(Charts and diagrams as code)

>>>>>

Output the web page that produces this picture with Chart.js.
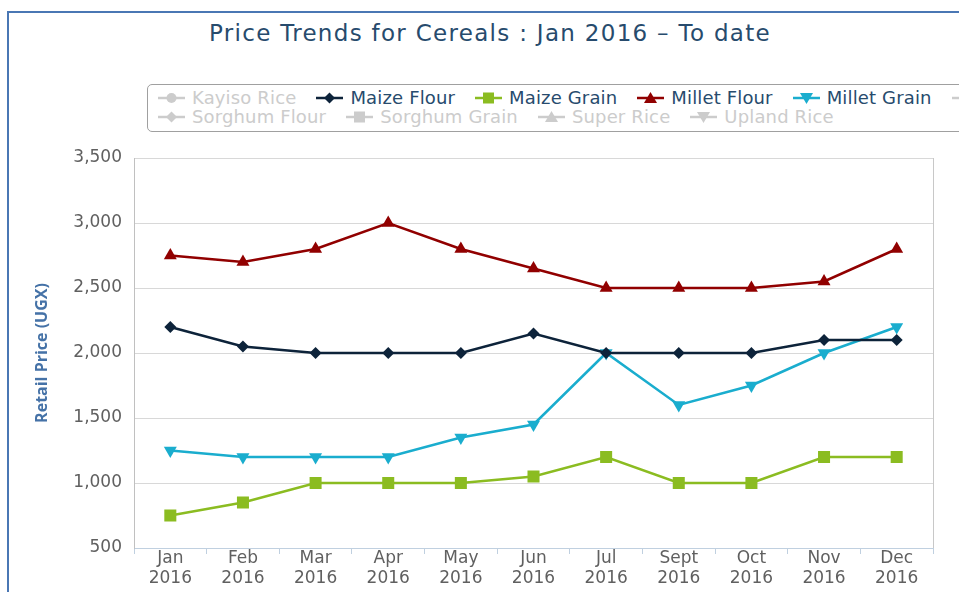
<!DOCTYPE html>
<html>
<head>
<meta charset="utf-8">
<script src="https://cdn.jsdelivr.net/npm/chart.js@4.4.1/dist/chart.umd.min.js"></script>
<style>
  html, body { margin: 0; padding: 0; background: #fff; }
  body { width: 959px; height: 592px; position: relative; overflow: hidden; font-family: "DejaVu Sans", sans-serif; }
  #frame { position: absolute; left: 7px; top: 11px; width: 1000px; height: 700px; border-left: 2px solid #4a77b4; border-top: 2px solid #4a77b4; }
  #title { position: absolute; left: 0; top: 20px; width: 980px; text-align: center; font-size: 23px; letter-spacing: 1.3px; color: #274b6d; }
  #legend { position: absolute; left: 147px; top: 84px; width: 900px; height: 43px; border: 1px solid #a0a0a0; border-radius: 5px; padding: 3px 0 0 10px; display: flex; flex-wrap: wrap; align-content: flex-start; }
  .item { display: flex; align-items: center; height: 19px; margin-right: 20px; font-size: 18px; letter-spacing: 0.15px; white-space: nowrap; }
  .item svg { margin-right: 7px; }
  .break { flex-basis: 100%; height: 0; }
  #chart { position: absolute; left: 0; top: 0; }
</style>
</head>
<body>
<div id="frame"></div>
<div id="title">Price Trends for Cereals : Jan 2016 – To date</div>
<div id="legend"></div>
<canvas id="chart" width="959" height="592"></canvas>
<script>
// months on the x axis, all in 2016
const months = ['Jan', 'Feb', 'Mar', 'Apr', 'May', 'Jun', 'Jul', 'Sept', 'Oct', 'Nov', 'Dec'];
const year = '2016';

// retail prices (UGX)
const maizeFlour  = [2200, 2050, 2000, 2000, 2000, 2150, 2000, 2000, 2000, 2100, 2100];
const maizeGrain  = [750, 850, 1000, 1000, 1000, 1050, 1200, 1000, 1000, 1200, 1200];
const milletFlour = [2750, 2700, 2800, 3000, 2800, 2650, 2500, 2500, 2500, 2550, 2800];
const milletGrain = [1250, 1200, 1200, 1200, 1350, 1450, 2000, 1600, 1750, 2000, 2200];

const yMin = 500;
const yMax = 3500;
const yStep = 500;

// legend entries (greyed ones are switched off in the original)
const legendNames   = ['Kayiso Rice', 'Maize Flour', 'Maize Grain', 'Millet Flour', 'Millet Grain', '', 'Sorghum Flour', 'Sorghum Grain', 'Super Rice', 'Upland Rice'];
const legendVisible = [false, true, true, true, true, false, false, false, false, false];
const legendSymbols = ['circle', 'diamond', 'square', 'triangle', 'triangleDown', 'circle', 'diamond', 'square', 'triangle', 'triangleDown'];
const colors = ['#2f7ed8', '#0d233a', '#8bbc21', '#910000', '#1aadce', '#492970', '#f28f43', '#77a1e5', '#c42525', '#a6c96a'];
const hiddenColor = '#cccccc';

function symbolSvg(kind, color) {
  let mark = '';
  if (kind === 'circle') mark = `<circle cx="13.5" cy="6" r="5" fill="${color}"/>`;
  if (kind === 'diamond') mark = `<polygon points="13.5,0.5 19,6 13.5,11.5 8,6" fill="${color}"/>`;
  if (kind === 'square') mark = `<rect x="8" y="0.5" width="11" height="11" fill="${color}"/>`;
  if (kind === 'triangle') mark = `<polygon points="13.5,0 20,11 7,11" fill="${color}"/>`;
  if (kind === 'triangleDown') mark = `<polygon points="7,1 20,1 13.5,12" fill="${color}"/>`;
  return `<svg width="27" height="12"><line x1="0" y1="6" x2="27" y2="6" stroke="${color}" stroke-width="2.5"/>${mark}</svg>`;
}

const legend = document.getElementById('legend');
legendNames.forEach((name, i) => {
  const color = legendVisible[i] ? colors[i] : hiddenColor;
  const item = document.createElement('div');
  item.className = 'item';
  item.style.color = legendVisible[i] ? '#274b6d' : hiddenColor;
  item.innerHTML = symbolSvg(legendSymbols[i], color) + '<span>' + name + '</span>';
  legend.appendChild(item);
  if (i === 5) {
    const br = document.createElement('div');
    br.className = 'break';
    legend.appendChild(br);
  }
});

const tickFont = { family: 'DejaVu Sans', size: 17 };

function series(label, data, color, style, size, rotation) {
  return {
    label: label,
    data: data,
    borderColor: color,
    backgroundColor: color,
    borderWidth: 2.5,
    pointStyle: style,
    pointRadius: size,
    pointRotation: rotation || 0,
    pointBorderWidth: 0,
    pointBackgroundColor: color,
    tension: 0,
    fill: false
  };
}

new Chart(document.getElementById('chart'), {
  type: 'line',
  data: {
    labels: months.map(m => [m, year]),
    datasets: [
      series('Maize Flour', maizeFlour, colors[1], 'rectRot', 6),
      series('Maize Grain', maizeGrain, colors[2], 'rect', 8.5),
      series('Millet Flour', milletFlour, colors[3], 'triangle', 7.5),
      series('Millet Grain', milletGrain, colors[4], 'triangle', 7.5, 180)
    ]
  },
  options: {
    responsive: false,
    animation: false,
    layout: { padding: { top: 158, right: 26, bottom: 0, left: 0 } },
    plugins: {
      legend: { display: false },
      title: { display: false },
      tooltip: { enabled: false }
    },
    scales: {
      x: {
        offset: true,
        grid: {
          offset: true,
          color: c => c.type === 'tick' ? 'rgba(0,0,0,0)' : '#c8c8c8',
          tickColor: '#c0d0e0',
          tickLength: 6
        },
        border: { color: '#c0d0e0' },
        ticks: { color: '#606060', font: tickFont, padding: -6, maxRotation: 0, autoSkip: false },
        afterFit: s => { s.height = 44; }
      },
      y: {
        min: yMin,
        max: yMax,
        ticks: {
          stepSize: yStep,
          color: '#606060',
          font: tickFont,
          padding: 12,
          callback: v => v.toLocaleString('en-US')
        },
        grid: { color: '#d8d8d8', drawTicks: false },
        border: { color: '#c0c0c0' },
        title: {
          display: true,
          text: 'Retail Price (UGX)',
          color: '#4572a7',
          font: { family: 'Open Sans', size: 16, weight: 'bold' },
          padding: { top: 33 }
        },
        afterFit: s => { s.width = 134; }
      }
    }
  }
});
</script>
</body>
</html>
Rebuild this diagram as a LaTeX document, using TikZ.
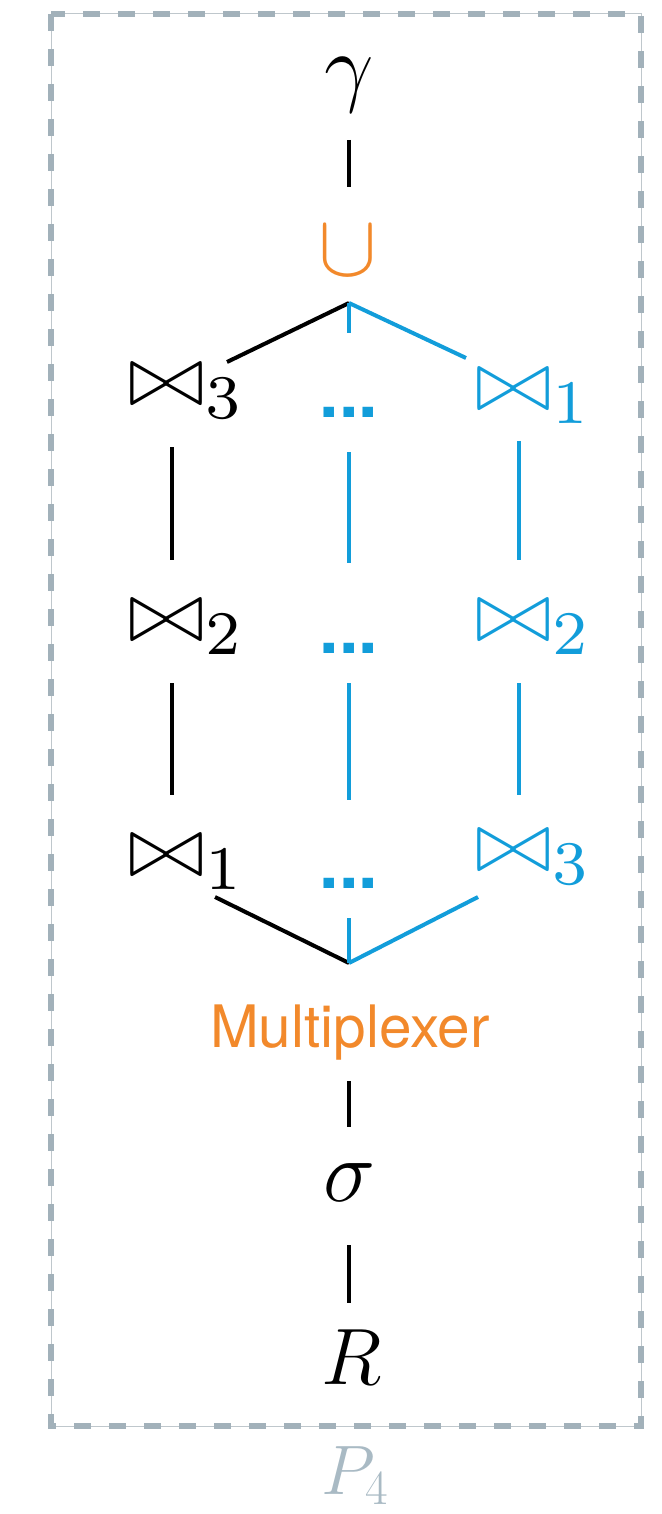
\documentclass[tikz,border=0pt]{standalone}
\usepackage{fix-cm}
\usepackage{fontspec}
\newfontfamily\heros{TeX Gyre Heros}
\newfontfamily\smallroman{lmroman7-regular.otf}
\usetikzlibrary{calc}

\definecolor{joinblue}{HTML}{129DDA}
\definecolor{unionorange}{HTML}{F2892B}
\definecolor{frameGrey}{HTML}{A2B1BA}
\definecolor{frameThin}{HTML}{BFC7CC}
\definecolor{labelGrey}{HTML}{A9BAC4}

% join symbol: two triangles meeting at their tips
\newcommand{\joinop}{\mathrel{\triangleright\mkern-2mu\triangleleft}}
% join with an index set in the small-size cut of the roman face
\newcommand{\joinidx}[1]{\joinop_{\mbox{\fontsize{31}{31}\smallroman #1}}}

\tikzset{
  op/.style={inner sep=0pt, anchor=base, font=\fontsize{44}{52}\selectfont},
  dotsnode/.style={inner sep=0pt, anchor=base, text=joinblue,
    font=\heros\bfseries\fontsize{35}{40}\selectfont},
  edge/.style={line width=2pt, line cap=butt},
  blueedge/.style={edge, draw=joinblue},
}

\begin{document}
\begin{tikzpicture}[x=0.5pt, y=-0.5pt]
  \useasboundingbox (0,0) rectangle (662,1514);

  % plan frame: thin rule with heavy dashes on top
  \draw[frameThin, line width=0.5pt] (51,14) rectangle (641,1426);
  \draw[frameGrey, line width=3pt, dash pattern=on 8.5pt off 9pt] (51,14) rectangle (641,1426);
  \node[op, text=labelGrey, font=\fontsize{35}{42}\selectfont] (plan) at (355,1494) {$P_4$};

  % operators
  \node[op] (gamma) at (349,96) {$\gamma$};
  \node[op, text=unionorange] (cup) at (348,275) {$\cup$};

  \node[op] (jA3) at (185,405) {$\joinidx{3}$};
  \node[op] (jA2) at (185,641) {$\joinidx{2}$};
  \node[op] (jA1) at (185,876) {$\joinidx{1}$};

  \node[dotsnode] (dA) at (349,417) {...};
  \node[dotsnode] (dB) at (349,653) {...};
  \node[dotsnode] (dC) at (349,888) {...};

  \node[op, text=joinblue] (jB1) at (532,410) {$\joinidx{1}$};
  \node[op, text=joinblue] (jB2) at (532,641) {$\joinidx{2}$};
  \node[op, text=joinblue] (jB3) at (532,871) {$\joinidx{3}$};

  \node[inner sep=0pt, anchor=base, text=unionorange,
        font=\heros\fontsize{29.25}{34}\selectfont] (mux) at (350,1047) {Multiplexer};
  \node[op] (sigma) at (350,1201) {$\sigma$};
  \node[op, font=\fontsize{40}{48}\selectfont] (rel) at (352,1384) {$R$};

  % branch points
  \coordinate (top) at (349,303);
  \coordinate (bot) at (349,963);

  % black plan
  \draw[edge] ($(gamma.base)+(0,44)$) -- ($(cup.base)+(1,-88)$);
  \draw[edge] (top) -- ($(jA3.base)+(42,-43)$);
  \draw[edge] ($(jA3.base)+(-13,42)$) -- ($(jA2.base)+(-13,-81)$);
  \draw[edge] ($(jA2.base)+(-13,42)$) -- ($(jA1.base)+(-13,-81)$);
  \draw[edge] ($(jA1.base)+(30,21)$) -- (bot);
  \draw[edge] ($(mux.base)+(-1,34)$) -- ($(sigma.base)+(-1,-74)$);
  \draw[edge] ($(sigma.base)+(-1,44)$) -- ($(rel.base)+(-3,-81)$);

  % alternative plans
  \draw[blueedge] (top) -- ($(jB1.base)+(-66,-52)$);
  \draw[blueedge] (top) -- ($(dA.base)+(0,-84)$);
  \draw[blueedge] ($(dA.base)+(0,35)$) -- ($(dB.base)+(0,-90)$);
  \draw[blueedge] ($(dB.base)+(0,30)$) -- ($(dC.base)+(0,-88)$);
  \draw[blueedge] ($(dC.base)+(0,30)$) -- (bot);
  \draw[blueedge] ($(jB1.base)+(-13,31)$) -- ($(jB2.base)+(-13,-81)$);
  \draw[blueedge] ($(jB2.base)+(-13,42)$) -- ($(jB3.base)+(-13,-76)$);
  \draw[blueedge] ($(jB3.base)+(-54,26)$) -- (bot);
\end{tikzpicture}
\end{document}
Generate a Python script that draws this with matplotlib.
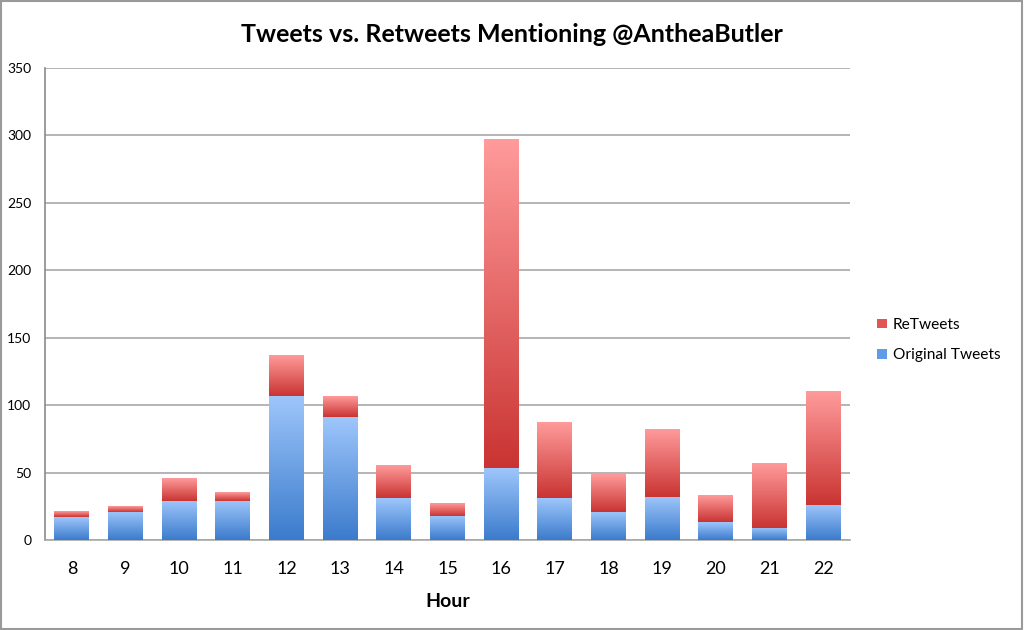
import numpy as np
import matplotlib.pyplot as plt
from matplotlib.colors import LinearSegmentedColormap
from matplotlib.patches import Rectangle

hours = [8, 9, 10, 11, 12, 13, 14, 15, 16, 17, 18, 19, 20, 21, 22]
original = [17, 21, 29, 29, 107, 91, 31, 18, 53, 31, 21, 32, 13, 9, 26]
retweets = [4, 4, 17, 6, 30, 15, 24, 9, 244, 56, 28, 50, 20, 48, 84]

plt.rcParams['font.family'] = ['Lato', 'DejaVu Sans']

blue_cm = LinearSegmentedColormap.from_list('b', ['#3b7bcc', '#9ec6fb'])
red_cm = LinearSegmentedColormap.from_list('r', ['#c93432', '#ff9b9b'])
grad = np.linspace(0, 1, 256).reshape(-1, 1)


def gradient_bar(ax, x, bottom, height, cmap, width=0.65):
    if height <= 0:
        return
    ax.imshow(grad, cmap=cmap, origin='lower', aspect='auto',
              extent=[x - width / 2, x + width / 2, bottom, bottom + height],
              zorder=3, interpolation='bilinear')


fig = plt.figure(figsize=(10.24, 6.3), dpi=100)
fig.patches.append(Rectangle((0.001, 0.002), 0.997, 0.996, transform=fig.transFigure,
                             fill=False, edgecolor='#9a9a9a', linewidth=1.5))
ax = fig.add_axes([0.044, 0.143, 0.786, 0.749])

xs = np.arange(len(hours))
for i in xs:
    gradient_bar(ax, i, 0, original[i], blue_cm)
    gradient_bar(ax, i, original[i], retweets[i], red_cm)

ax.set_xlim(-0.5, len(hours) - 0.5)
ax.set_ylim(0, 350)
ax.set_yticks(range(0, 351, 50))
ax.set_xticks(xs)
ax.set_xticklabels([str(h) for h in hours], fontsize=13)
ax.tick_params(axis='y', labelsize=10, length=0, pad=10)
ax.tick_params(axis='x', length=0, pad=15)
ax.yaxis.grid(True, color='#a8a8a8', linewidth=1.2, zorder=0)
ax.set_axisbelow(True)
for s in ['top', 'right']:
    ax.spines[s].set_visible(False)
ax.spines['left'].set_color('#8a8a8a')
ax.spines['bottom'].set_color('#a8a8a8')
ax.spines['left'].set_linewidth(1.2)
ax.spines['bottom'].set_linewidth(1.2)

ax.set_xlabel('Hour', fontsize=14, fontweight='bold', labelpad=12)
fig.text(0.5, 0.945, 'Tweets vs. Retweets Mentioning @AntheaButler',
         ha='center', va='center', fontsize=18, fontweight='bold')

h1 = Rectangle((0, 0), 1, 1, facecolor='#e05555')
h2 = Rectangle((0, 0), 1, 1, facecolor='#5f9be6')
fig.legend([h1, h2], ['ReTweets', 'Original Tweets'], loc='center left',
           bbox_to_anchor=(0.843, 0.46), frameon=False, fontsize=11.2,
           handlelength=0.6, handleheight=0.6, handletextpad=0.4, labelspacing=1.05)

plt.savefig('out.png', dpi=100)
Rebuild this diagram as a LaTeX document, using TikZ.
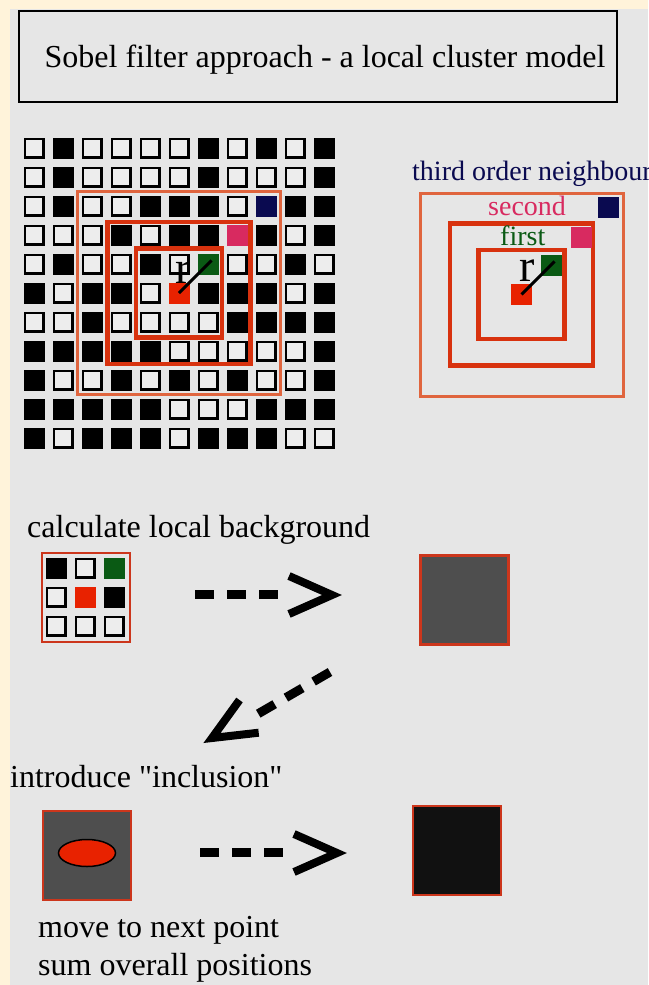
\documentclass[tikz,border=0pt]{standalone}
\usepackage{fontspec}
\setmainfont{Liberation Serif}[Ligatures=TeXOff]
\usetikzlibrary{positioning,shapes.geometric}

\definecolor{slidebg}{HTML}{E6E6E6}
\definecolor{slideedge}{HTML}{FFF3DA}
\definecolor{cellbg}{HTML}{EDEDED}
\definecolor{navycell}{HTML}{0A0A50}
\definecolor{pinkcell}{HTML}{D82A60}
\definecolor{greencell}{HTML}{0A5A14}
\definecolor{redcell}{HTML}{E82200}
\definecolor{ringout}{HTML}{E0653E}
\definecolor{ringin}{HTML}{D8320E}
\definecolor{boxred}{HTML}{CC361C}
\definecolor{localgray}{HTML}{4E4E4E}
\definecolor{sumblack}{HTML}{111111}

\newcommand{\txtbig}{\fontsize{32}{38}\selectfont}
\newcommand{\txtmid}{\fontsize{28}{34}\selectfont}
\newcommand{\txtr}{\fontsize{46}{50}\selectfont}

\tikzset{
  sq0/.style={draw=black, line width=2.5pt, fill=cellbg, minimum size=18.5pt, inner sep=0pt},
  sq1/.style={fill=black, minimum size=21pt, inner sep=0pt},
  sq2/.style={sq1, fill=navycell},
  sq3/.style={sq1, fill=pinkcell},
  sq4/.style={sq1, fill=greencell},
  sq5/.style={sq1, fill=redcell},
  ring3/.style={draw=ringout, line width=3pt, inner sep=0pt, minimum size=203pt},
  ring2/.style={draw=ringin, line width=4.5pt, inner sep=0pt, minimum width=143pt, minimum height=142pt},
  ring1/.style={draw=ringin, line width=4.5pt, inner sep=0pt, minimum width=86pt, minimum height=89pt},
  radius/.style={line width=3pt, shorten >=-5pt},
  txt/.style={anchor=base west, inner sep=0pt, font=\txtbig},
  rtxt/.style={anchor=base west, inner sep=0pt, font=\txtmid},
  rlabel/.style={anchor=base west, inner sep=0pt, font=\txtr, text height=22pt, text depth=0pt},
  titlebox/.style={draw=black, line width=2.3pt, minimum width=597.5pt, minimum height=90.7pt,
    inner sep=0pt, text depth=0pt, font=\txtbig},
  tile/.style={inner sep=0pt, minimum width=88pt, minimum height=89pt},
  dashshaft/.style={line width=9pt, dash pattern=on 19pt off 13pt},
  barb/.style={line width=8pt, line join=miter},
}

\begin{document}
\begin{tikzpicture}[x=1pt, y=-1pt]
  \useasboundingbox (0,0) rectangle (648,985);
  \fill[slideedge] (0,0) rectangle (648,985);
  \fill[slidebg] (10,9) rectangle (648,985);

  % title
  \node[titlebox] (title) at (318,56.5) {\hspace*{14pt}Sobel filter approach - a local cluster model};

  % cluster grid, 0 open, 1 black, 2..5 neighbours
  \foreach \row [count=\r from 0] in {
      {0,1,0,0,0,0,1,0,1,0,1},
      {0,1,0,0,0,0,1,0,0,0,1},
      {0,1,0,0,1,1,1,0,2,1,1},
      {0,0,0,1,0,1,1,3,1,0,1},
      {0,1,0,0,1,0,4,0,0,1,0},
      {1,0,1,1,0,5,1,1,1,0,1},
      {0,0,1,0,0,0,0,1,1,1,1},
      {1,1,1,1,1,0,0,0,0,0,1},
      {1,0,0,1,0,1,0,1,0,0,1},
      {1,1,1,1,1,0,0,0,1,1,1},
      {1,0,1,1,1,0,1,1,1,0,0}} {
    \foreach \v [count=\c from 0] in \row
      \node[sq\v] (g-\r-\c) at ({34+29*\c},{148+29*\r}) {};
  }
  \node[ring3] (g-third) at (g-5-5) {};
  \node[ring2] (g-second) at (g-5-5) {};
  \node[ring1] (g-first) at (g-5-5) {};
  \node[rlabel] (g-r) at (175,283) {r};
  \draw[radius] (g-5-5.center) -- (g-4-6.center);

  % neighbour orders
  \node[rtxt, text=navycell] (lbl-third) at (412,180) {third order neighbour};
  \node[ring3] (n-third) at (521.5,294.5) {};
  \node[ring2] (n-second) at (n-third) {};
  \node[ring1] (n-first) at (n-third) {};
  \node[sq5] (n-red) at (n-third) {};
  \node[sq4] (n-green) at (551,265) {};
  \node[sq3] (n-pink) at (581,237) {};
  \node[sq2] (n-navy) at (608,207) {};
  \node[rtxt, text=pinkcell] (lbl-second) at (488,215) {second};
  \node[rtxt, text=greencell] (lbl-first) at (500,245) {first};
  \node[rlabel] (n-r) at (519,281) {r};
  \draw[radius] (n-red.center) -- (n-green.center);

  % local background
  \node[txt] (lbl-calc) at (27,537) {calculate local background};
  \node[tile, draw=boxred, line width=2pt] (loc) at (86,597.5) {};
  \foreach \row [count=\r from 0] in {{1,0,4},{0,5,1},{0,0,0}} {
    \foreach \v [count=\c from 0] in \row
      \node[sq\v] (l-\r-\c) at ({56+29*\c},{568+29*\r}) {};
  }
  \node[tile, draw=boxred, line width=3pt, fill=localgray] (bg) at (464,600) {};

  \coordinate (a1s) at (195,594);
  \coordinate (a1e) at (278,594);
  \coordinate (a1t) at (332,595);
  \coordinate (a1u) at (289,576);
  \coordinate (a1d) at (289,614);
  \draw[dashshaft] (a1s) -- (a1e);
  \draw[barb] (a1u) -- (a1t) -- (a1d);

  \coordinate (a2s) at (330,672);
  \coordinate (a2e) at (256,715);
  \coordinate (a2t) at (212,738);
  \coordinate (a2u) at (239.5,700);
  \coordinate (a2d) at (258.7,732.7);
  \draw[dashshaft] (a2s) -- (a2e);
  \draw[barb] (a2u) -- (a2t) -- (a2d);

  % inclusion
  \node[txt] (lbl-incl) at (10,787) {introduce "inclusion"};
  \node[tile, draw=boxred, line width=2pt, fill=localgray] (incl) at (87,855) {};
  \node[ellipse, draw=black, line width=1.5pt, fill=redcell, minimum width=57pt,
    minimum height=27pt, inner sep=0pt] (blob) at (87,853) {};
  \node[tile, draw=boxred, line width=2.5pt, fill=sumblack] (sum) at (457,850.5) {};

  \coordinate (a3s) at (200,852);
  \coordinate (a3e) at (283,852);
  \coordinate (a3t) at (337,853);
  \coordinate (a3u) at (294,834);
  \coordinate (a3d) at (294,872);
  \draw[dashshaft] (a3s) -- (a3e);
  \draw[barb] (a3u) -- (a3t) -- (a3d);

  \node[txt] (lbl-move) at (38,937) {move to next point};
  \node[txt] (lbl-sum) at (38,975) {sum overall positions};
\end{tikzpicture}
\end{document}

<<<<<

## Given task
Return the lines of the records that include the string "script".

## Exercise response
<script src="https://cdn.jsdelivr.net/npm/chart.js@4.4.1/dist/chart.umd.min.js"></script>
<script>
</script>
Generate a Python script that draws this with matplotlib.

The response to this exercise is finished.